• **EXERCISE DETAILS**
Repeat the whole listing below, word for word.

— start DATA BLOCK —

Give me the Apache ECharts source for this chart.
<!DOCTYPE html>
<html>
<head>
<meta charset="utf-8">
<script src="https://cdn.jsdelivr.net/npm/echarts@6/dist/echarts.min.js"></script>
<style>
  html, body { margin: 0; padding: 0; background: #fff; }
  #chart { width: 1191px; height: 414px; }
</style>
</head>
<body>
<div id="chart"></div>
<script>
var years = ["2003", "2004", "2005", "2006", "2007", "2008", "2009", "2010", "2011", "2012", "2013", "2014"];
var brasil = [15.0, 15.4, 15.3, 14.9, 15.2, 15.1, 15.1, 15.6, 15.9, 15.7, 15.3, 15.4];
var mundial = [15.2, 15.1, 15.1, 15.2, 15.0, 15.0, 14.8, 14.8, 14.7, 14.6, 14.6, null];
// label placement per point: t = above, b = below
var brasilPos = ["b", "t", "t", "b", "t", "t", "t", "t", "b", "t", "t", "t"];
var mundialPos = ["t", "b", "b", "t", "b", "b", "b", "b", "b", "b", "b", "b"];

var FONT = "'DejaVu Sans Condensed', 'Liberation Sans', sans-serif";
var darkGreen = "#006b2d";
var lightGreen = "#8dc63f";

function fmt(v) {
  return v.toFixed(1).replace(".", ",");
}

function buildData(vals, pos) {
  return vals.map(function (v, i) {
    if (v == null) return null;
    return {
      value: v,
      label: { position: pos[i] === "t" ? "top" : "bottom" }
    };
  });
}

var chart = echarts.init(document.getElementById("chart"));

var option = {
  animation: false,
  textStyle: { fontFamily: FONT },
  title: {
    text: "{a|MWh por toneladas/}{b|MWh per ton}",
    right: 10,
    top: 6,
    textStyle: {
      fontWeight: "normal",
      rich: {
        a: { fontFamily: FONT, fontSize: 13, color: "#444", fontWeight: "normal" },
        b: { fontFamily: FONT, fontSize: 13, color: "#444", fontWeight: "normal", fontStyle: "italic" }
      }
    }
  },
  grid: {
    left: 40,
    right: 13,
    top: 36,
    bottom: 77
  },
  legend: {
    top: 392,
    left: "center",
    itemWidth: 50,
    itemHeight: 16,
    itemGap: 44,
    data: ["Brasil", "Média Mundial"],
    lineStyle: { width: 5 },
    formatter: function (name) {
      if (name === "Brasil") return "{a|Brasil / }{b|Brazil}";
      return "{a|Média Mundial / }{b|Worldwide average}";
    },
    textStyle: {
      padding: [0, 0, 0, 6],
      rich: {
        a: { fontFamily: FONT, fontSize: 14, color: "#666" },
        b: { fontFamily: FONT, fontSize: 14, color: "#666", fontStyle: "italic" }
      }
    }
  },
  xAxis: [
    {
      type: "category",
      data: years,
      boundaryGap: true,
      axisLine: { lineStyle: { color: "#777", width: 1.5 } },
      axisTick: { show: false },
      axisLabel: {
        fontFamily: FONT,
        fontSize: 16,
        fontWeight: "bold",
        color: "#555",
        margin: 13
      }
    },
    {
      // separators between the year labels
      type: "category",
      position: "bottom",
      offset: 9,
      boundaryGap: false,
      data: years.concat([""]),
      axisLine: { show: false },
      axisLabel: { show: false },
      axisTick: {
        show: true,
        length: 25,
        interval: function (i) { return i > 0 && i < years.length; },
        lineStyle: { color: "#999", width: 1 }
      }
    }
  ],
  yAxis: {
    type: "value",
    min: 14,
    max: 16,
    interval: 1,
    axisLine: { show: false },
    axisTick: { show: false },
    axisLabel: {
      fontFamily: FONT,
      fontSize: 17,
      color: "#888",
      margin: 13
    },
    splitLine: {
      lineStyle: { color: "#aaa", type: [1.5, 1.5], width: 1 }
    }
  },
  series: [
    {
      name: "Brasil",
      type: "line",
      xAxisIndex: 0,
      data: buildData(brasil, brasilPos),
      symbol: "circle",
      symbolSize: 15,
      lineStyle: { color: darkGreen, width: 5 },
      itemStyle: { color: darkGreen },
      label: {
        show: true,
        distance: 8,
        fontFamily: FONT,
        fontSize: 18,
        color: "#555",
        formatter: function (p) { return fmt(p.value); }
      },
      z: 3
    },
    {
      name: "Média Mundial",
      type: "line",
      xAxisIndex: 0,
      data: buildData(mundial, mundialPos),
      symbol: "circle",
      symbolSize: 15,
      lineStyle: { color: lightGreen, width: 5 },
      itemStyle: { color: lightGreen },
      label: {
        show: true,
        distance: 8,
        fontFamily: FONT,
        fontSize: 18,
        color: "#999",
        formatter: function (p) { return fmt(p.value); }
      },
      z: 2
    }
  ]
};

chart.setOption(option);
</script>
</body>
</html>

— end DATA BLOCK —

• **RESULT**
Give me the Apache ECharts source for this chart.
<!DOCTYPE html>
<html>
<head>
<meta charset="utf-8">
<script src="https://cdn.jsdelivr.net/npm/echarts@6/dist/echarts.min.js"></script>
<style>
  html, body { margin: 0; padding: 0; background: #fff; }
  #chart { width: 1191px; height: 414px; }
</style>
</head>
<body>
<div id="chart"></div>
<script>
var years = ["2003", "2004", "2005", "2006", "2007", "2008", "2009", "2010", "2011", "2012", "2013", "2014"];
var brasil = [15.0, 15.4, 15.3, 14.9, 15.2, 15.1, 15.1, 15.6, 15.9, 15.7, 15.3, 15.4];
var mundial = [15.2, 15.1, 15.1, 15.2, 15.0, 15.0, 14.8, 14.8, 14.7, 14.6, 14.6, null];
// label placement per point: t = above, b = below
var brasilPos = ["b", "t", "t", "b", "t", "t", "t", "t", "b", "t", "t", "t"];
var mundialPos = ["t", "b", "b", "t", "b", "b", "b", "b", "b", "b", "b", "b"];

var FONT = "'DejaVu Sans Condensed', 'Liberation Sans', sans-serif";
var darkGreen = "#006b2d";
var lightGreen = "#8dc63f";

function fmt(v) {
  return v.toFixed(1).replace(".", ",");
}

function buildData(vals, pos) {
  return vals.map(function (v, i) {
    if (v == null) return null;
    return {
      value: v,
      label: { position: pos[i] === "t" ? "top" : "bottom" }
    };
  });
}

var chart = echarts.init(document.getElementById("chart"));

var option = {
  animation: false,
  textStyle: { fontFamily: FONT },
  title: {
    text: "{a|MWh por toneladas/}{b|MWh per ton}",
    right: 10,
    top: 6,
    textStyle: {
      fontWeight: "normal",
      rich: {
        a: { fontFamily: FONT, fontSize: 13, color: "#444", fontWeight: "normal" },
        b: { fontFamily: FONT, fontSize: 13, color: "#444", fontWeight: "normal", fontStyle: "italic" }
      }
    }
  },
  grid: {
    left: 40,
    right: 13,
    top: 36,
    bottom: 77
  },
  legend: {
    top: 392,
    left: "center",
    itemWidth: 50,
    itemHeight: 16,
    itemGap: 44,
    data: ["Brasil", "Média Mundial"],
    lineStyle: { width: 5 },
    formatter: function (name) {
      if (name === "Brasil") return "{a|Brasil / }{b|Brazil}";
      return "{a|Média Mundial / }{b|Worldwide average}";
    },
    textStyle: {
      padding: [0, 0, 0, 6],
      rich: {
        a: { fontFamily: FONT, fontSize: 14, color: "#666" },
        b: { fontFamily: FONT, fontSize: 14, color: "#666", fontStyle: "italic" }
      }
    }
  },
  xAxis: [
    {
      type: "category",
      data: years,
      boundaryGap: true,
      axisLine: { lineStyle: { color: "#777", width: 1.5 } },
      axisTick: { show: false },
      axisLabel: {
        fontFamily: FONT,
        fontSize: 16,
        fontWeight: "bold",
        color: "#555",
        margin: 13
      }
    },
    {
      // separators between the year labels
      type: "category",
      position: "bottom",
      offset: 9,
      boundaryGap: false,
      data: years.concat([""]),
      axisLine: { show: false },
      axisLabel: { show: false },
      axisTick: {
        show: true,
        length: 25,
        interval: function (i) { return i > 0 && i < years.length; },
        lineStyle: { color: "#999", width: 1 }
      }
    }
  ],
  yAxis: {
    type: "value",
    min: 14,
    max: 16,
    interval: 1,
    axisLine: { show: false },
    axisTick: { show: false },
    axisLabel: {
      fontFamily: FONT,
      fontSize: 17,
      color: "#888",
      margin: 13
    },
    splitLine: {
      lineStyle: { color: "#aaa", type: [1.5, 1.5], width: 1 }
    }
  },
  series: [
    {
      name: "Brasil",
      type: "line",
      xAxisIndex: 0,
      data: buildData(brasil, brasilPos),
      symbol: "circle",
      symbolSize: 15,
      lineStyle: { color: darkGreen, width: 5 },
      itemStyle: { color: darkGreen },
      label: {
        show: true,
        distance: 8,
        fontFamily: FONT,
        fontSize: 18,
        color: "#555",
        formatter: function (p) { return fmt(p.value); }
      },
      z: 3
    },
    {
      name: "Média Mundial",
      type: "line",
      xAxisIndex: 0,
      data: buildData(mundial, mundialPos),
      symbol: "circle",
      symbolSize: 15,
      lineStyle: { color: lightGreen, width: 5 },
      itemStyle: { color: lightGreen },
      label: {
        show: true,
        distance: 8,
        fontFamily: FONT,
        fontSize: 18,
        color: "#999",
        formatter: function (p) { return fmt(p.value); }
      },
      z: 2
    }
  ]
};

chart.setOption(option);
</script>
</body>
</html>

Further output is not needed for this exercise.